Written task
Repeat every line of the listing below exactly, minus the pictures.

━━━━━━━━━━━━━━━━

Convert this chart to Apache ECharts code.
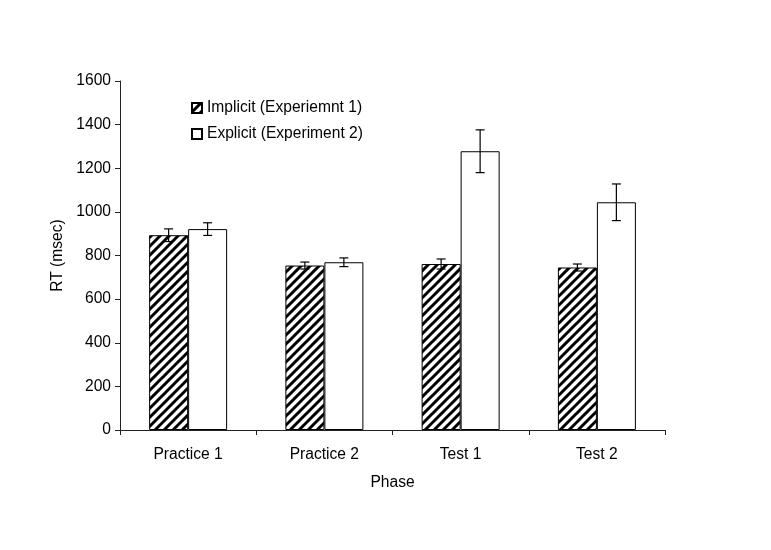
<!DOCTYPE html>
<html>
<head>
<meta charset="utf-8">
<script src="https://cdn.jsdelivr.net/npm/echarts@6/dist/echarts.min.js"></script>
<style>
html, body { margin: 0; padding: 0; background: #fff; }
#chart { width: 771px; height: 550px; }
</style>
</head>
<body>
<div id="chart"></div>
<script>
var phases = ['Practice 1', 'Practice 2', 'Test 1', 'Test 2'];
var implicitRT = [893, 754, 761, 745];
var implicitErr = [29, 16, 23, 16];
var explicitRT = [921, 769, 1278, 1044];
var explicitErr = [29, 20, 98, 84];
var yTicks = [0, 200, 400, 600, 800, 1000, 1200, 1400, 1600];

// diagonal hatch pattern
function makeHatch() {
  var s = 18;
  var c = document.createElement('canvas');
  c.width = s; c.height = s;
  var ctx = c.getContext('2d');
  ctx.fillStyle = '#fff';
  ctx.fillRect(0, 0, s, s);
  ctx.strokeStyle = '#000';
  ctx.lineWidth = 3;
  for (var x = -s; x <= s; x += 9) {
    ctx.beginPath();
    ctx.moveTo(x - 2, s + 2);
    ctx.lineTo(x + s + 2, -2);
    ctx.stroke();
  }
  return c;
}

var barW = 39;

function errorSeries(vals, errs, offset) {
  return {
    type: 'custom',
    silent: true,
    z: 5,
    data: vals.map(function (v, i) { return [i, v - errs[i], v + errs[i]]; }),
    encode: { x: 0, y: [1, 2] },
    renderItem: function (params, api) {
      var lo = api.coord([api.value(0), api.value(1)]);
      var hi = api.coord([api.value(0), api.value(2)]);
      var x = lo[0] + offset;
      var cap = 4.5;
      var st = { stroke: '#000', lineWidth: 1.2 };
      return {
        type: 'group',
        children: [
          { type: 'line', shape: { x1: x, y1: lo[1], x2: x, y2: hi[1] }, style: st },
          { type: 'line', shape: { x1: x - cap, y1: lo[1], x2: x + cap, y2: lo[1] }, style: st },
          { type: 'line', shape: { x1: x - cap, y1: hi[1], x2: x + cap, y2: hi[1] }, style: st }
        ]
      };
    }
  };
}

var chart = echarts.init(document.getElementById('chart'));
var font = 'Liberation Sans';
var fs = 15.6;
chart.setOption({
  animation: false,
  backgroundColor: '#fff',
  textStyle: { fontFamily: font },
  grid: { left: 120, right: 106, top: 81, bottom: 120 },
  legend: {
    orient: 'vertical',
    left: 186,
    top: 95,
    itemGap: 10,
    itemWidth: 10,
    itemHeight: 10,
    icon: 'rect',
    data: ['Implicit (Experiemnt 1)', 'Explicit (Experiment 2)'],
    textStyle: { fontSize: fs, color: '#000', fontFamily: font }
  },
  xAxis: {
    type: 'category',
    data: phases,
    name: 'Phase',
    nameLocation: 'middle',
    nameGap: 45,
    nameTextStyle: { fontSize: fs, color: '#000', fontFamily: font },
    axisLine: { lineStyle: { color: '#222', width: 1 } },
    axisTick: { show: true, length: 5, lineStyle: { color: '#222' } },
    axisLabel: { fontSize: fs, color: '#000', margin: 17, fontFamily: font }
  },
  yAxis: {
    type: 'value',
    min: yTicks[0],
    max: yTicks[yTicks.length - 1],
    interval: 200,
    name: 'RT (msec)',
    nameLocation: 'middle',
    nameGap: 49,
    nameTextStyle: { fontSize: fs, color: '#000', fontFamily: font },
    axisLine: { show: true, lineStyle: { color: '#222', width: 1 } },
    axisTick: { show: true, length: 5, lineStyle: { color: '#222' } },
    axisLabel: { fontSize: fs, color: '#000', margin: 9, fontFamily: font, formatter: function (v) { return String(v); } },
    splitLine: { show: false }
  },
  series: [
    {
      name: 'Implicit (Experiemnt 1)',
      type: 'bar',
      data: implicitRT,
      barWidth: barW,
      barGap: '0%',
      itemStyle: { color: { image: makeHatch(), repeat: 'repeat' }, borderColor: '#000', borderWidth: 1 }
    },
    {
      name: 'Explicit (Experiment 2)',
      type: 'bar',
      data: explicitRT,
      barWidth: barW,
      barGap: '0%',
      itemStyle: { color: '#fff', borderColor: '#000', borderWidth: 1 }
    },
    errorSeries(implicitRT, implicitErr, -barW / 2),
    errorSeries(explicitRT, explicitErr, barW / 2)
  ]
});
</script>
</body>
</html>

━━━━━━━━━━━━━━━━

Task answer
Convert this chart to Apache ECharts code.
<!DOCTYPE html>
<html>
<head>
<meta charset="utf-8">
<script src="https://cdn.jsdelivr.net/npm/echarts@6/dist/echarts.min.js"></script>
<style>
html, body { margin: 0; padding: 0; background: #fff; }
#chart { width: 771px; height: 550px; }
</style>
</head>
<body>
<div id="chart"></div>
<script>
var phases = ['Practice 1', 'Practice 2', 'Test 1', 'Test 2'];
var implicitRT = [893, 754, 761, 745];
var implicitErr = [29, 16, 23, 16];
var explicitRT = [921, 769, 1278, 1044];
var explicitErr = [29, 20, 98, 84];
var yTicks = [0, 200, 400, 600, 800, 1000, 1200, 1400, 1600];

// diagonal hatch pattern
function makeHatch() {
  var s = 18;
  var c = document.createElement('canvas');
  c.width = s; c.height = s;
  var ctx = c.getContext('2d');
  ctx.fillStyle = '#fff';
  ctx.fillRect(0, 0, s, s);
  ctx.strokeStyle = '#000';
  ctx.lineWidth = 3;
  for (var x = -s; x <= s; x += 9) {
    ctx.beginPath();
    ctx.moveTo(x - 2, s + 2);
    ctx.lineTo(x + s + 2, -2);
    ctx.stroke();
  }
  return c;
}

var barW = 39;

function errorSeries(vals, errs, offset) {
  return {
    type: 'custom',
    silent: true,
    z: 5,
    data: vals.map(function (v, i) { return [i, v - errs[i], v + errs[i]]; }),
    encode: { x: 0, y: [1, 2] },
    renderItem: function (params, api) {
      var lo = api.coord([api.value(0), api.value(1)]);
      var hi = api.coord([api.value(0), api.value(2)]);
      var x = lo[0] + offset;
      var cap = 4.5;
      var st = { stroke: '#000', lineWidth: 1.2 };
      return {
        type: 'group',
        children: [
          { type: 'line', shape: { x1: x, y1: lo[1], x2: x, y2: hi[1] }, style: st },
          { type: 'line', shape: { x1: x - cap, y1: lo[1], x2: x + cap, y2: lo[1] }, style: st },
          { type: 'line', shape: { x1: x - cap, y1: hi[1], x2: x + cap, y2: hi[1] }, style: st }
        ]
      };
    }
  };
}

var chart = echarts.init(document.getElementById('chart'));
var font = 'Liberation Sans';
var fs = 15.6;
chart.setOption({
  animation: false,
  backgroundColor: '#fff',
  textStyle: { fontFamily: font },
  grid: { left: 120, right: 106, top: 81, bottom: 120 },
  legend: {
    orient: 'vertical',
    left: 186,
    top: 95,
    itemGap: 10,
    itemWidth: 10,
    itemHeight: 10,
    icon: 'rect',
    data: ['Implicit (Experiemnt 1)', 'Explicit (Experiment 2)'],
    textStyle: { fontSize: fs, color: '#000', fontFamily: font }
  },
  xAxis: {
    type: 'category',
    data: phases,
    name: 'Phase',
    nameLocation: 'middle',
    nameGap: 45,
    nameTextStyle: { fontSize: fs, color: '#000', fontFamily: font },
    axisLine: { lineStyle: { color: '#222', width: 1 } },
    axisTick: { show: true, length: 5, lineStyle: { color: '#222' } },
    axisLabel: { fontSize: fs, color: '#000', margin: 17, fontFamily: font }
  },
  yAxis: {
    type: 'value',
    min: yTicks[0],
    max: yTicks[yTicks.length - 1],
    interval: 200,
    name: 'RT (msec)',
    nameLocation: 'middle',
    nameGap: 49,
    nameTextStyle: { fontSize: fs, color: '#000', fontFamily: font },
    axisLine: { show: true, lineStyle: { color: '#222', width: 1 } },
    axisTick: { show: true, length: 5, lineStyle: { color: '#222' } },
    axisLabel: { fontSize: fs, color: '#000', margin: 9, fontFamily: font, formatter: function (v) { return String(v); } },
    splitLine: { show: false }
  },
  series: [
    {
      name: 'Implicit (Experiemnt 1)',
      type: 'bar',
      data: implicitRT,
      barWidth: barW,
      barGap: '0%',
      itemStyle: { color: { image: makeHatch(), repeat: 'repeat' }, borderColor: '#000', borderWidth: 1 }
    },
    {
      name: 'Explicit (Experiment 2)',
      type: 'bar',
      data: explicitRT,
      barWidth: barW,
      barGap: '0%',
      itemStyle: { color: '#fff', borderColor: '#000', borderWidth: 1 }
    },
    errorSeries(implicitRT, implicitErr, -barW / 2),
    errorSeries(explicitRT, explicitErr, barW / 2)
  ]
});
</script>
</body>
</html>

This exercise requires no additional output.